--- START ---

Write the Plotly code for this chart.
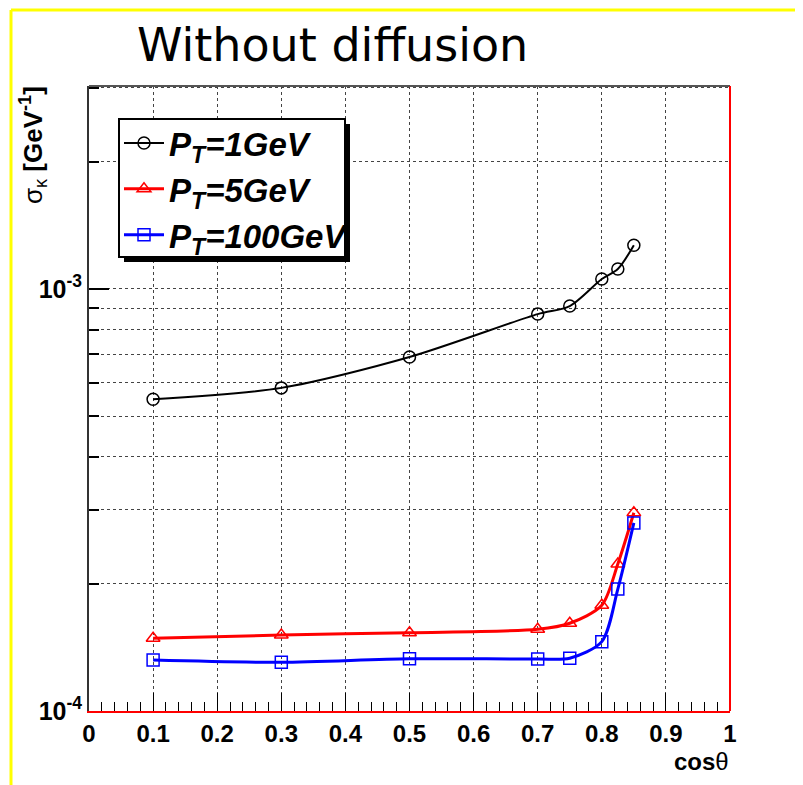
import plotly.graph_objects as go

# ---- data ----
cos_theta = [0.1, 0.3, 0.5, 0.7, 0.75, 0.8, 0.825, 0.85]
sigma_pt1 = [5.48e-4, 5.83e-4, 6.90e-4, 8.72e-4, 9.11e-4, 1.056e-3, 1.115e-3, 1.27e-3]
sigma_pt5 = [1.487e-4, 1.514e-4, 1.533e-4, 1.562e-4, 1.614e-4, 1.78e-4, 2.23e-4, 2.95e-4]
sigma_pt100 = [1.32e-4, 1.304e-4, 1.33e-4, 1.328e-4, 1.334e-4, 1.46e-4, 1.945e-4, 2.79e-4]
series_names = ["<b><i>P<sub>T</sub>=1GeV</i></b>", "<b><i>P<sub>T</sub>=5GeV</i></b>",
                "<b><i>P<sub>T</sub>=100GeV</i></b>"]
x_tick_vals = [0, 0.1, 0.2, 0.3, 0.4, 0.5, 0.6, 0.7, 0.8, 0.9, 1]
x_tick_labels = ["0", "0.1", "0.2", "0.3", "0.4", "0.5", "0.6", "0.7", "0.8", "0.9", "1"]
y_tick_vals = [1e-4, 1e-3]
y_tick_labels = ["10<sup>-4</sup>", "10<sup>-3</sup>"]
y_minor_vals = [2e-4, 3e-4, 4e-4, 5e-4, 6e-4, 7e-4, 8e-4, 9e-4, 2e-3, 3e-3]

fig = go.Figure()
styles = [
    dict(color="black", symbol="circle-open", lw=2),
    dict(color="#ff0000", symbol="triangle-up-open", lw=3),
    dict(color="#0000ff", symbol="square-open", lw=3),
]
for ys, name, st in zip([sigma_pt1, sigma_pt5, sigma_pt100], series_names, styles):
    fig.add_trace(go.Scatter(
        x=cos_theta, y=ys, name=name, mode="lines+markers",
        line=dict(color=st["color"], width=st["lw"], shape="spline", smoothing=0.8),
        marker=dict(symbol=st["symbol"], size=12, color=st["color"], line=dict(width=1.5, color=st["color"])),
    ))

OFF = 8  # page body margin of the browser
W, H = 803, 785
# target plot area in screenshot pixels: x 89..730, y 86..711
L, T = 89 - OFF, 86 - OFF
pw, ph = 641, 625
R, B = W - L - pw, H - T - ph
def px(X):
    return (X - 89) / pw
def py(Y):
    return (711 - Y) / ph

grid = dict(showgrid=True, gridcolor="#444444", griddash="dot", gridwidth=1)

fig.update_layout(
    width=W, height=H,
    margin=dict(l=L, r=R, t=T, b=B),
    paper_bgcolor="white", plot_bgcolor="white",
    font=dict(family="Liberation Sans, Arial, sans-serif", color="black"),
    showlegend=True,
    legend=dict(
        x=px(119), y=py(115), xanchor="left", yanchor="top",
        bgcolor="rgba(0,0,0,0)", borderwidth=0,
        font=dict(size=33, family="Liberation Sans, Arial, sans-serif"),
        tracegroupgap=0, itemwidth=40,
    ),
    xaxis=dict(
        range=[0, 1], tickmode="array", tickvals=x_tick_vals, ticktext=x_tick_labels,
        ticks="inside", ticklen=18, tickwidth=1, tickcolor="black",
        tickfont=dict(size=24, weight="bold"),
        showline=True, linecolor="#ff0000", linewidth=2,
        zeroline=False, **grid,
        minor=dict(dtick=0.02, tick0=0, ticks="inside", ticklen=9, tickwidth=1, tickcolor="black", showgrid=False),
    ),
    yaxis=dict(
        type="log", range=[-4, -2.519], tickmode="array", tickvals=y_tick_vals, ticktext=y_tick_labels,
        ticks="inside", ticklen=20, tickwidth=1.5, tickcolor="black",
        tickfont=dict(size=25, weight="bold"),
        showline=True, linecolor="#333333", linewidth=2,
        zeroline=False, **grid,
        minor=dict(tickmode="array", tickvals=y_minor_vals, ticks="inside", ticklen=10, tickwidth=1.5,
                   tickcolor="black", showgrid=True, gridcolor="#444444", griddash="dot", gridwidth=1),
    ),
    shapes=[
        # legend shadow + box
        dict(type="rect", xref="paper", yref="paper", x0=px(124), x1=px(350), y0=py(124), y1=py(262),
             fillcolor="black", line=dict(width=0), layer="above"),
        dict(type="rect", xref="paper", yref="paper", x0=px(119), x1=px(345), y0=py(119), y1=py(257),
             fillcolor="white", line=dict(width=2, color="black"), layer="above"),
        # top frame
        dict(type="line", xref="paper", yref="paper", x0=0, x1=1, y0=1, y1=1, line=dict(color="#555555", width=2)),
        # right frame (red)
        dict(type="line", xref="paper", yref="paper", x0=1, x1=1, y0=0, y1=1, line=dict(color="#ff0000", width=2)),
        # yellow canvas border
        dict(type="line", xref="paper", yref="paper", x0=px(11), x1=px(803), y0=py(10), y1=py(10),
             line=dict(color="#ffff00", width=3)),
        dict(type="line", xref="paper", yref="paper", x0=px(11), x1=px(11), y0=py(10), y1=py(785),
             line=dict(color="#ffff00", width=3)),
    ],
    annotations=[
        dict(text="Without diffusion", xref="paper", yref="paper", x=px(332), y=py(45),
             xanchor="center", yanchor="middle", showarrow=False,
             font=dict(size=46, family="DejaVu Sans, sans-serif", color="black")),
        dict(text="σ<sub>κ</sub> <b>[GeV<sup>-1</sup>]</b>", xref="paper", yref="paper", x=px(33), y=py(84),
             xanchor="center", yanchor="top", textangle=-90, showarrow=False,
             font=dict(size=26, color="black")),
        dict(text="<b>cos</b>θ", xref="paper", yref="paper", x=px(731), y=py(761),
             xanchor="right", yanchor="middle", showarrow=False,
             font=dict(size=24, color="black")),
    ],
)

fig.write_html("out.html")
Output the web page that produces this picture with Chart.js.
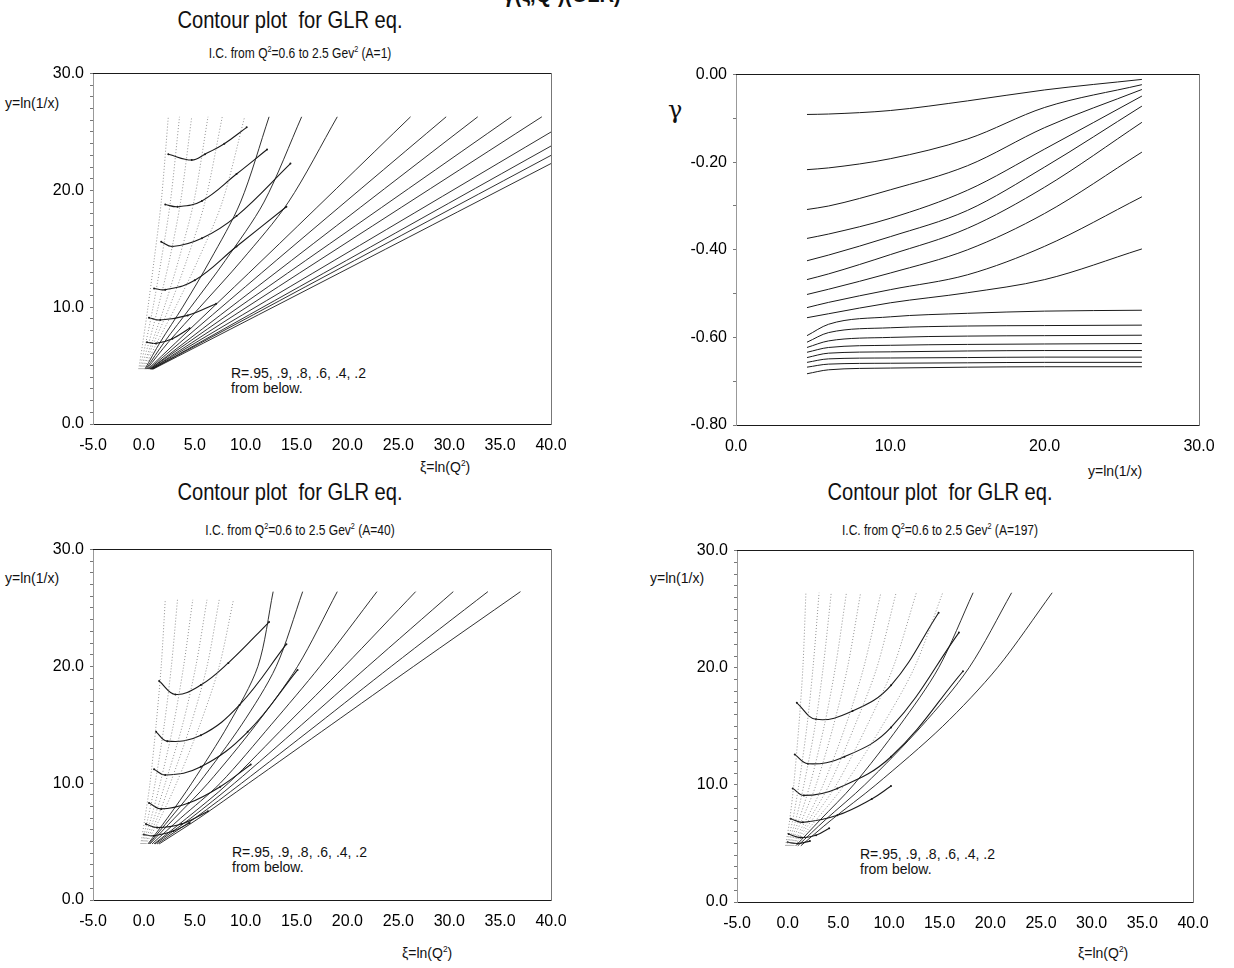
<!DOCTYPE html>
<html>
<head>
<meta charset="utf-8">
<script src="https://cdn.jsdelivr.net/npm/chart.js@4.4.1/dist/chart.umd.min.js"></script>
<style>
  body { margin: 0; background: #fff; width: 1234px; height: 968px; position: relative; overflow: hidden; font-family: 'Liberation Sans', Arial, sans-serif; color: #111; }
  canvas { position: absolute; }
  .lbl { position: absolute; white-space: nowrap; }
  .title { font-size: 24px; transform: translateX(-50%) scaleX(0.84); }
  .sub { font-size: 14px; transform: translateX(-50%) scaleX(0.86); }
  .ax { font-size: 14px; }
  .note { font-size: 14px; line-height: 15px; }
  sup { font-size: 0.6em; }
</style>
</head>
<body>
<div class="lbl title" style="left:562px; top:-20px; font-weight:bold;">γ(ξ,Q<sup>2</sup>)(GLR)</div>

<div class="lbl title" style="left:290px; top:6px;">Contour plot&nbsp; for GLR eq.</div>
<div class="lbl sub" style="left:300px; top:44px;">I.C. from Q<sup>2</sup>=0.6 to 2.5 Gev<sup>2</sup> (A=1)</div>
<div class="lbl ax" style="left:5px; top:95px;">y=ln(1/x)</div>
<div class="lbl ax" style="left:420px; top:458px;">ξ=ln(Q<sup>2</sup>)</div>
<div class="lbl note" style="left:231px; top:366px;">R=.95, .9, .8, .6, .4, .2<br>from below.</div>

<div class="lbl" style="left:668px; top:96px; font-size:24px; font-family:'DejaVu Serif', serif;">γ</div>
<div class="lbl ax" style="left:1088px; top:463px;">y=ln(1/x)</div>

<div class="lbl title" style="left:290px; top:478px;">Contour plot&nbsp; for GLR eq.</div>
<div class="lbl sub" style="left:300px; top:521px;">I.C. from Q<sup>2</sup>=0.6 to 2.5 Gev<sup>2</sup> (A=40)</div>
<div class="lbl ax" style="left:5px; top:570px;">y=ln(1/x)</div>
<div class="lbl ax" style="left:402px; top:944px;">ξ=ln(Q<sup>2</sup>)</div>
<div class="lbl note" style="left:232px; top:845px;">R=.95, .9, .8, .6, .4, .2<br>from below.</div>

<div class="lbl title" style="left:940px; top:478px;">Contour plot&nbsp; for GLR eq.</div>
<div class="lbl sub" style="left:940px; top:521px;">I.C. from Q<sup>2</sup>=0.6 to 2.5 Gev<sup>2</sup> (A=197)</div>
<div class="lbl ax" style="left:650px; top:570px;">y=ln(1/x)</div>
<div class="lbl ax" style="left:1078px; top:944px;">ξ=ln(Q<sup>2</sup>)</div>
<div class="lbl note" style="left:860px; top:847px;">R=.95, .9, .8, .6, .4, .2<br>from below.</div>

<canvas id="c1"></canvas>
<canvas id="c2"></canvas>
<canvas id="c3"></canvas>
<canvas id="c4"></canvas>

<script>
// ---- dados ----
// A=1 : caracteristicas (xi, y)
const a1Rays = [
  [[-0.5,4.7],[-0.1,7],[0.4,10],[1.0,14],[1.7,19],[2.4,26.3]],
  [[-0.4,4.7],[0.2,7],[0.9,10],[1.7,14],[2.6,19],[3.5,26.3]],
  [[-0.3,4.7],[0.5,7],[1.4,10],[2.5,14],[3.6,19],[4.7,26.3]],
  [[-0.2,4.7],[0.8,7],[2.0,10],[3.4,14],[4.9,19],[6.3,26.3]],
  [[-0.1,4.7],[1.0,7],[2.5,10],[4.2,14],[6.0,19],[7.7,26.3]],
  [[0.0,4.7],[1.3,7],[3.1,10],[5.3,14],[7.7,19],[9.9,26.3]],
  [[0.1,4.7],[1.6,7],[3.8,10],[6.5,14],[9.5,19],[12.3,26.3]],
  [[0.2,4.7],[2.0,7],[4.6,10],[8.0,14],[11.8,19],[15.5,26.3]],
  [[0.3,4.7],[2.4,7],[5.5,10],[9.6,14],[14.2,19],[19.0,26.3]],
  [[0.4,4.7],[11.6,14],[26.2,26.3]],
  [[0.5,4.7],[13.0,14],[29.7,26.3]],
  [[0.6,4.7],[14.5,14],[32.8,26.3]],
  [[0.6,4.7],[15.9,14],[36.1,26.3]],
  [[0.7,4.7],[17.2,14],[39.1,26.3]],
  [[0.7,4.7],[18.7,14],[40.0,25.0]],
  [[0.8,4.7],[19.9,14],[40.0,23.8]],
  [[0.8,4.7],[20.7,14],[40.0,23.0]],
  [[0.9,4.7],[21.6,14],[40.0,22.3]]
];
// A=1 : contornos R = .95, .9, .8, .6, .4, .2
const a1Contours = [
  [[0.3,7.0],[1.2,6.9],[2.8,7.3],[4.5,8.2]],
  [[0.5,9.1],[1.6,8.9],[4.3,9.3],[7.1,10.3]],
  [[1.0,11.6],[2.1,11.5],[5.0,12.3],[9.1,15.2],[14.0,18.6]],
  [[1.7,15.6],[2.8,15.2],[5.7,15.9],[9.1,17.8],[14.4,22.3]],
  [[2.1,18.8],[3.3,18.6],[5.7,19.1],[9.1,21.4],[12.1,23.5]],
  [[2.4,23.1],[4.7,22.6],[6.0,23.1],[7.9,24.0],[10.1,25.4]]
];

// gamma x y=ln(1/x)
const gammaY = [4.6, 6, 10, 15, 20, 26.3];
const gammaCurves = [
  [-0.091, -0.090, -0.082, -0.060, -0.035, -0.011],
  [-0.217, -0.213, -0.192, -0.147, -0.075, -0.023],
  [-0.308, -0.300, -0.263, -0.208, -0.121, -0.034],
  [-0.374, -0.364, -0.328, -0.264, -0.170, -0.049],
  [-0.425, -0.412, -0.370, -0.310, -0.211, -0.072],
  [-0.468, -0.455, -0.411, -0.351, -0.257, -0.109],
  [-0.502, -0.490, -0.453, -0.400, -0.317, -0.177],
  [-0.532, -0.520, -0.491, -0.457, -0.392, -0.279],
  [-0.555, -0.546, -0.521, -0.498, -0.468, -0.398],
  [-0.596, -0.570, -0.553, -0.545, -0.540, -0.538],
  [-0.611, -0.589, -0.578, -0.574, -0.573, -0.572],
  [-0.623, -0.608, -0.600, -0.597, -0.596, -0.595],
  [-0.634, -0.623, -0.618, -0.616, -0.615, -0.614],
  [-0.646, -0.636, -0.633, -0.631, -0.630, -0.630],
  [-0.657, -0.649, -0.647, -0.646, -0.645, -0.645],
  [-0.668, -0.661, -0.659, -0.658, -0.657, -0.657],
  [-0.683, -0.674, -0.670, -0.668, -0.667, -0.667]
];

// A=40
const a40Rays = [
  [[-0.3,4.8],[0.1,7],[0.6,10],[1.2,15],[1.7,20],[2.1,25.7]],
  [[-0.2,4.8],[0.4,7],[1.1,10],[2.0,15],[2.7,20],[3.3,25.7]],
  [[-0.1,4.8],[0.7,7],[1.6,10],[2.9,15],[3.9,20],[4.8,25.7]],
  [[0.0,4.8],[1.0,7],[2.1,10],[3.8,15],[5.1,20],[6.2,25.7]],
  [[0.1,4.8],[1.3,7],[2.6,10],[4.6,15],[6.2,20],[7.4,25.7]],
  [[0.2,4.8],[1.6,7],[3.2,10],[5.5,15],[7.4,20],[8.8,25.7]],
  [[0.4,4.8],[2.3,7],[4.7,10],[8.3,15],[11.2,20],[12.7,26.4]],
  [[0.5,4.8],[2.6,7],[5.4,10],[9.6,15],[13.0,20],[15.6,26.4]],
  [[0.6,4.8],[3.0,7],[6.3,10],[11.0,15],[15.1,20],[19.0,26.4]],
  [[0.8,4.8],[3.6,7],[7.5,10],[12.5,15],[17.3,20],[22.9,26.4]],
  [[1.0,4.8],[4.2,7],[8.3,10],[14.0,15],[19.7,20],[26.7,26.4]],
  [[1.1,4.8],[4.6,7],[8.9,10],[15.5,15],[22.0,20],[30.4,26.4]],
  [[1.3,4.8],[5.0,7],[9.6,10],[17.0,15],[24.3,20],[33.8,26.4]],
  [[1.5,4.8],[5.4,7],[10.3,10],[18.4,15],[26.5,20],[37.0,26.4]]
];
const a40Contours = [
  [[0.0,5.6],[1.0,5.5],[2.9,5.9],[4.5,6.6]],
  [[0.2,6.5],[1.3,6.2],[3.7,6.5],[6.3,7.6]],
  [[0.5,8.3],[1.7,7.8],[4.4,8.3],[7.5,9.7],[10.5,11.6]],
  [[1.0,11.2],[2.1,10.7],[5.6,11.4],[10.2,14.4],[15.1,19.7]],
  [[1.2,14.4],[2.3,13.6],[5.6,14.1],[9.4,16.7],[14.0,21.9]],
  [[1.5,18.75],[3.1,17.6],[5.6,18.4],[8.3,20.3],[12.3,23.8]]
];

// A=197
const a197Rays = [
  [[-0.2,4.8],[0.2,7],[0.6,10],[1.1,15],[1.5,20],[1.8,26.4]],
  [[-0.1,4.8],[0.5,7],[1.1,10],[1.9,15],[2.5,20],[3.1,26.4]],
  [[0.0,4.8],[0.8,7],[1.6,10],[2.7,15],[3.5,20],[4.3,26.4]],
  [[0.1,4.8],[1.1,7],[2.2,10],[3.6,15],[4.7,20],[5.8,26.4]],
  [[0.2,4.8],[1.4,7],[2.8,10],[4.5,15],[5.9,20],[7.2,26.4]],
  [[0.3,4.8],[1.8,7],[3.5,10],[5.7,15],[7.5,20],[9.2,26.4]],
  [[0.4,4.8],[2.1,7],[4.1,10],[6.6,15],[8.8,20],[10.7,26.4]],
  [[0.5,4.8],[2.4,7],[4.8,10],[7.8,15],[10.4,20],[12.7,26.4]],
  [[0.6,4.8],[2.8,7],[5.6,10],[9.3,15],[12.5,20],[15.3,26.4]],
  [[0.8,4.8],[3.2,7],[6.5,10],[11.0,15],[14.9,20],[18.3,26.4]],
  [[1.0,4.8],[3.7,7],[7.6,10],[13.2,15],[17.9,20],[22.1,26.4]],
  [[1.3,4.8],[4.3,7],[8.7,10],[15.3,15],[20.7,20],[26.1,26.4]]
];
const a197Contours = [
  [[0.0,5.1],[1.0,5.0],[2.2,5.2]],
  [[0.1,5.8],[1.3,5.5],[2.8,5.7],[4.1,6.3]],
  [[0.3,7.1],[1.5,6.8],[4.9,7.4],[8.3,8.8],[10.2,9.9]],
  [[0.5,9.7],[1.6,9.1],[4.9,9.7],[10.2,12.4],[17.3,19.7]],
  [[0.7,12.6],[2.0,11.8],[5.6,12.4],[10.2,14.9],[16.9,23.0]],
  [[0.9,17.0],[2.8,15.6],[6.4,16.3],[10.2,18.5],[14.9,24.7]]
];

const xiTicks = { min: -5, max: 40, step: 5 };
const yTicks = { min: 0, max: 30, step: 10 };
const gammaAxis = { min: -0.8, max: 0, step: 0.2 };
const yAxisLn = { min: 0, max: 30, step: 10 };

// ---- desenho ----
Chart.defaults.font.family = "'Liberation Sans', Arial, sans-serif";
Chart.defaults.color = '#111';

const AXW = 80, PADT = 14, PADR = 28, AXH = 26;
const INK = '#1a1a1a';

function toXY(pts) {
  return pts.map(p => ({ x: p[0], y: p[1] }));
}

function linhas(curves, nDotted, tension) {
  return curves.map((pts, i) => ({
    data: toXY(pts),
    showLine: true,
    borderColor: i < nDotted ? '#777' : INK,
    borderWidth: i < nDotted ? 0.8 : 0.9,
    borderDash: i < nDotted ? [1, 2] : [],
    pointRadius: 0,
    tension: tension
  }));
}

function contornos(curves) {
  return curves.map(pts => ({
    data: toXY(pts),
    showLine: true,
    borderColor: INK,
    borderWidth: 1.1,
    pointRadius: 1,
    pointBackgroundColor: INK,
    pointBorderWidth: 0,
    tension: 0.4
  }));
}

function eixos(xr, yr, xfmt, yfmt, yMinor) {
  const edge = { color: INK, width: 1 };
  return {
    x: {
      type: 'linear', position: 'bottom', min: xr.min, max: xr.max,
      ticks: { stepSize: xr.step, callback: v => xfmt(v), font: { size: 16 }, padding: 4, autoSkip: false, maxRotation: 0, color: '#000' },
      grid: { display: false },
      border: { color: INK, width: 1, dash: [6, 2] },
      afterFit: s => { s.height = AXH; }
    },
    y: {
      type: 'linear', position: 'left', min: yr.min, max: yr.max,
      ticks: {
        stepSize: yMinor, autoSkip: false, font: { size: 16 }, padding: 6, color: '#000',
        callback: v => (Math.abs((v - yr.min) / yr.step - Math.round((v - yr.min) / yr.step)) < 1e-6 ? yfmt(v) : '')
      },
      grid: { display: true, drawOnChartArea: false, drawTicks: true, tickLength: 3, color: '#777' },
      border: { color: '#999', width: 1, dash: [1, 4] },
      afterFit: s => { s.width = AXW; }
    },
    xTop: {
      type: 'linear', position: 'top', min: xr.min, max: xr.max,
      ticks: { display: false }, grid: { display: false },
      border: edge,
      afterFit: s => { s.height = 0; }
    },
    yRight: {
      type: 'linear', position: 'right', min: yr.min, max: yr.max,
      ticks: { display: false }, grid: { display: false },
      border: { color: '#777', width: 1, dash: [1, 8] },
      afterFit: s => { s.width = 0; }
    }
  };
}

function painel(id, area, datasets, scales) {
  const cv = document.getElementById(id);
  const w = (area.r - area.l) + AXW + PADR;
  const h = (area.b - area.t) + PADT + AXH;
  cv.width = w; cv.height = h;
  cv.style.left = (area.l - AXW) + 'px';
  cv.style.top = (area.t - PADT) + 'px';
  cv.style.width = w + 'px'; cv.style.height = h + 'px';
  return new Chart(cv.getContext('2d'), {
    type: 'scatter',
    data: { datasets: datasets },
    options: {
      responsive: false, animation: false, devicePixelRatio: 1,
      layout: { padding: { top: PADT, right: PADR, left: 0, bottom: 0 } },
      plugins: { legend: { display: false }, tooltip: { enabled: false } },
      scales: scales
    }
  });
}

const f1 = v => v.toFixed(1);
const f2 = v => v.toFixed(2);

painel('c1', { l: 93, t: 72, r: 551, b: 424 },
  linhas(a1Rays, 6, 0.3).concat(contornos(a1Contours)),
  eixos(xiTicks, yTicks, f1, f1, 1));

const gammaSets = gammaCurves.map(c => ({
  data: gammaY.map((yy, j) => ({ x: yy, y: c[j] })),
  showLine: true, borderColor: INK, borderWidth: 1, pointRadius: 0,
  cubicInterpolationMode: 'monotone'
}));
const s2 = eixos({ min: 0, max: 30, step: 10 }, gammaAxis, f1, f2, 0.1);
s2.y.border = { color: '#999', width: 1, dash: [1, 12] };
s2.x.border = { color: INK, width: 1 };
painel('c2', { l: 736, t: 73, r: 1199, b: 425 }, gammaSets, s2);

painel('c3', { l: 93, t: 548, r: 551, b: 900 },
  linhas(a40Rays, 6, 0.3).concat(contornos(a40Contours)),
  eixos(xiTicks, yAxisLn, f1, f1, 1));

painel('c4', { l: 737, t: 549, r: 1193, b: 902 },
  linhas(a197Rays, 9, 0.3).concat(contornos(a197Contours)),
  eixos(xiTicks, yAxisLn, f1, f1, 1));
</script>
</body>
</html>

--- END ---

YOUR INSTRUCTIONS
From the top of the listing above, repeat each line exactly until you reach the line containing "import plotly.graph_objects as go", and repeat that one too. Leave the pictures out.

TASK SOLUTION
Write the Plotly code for this chart.
import plotly.graph_objects as go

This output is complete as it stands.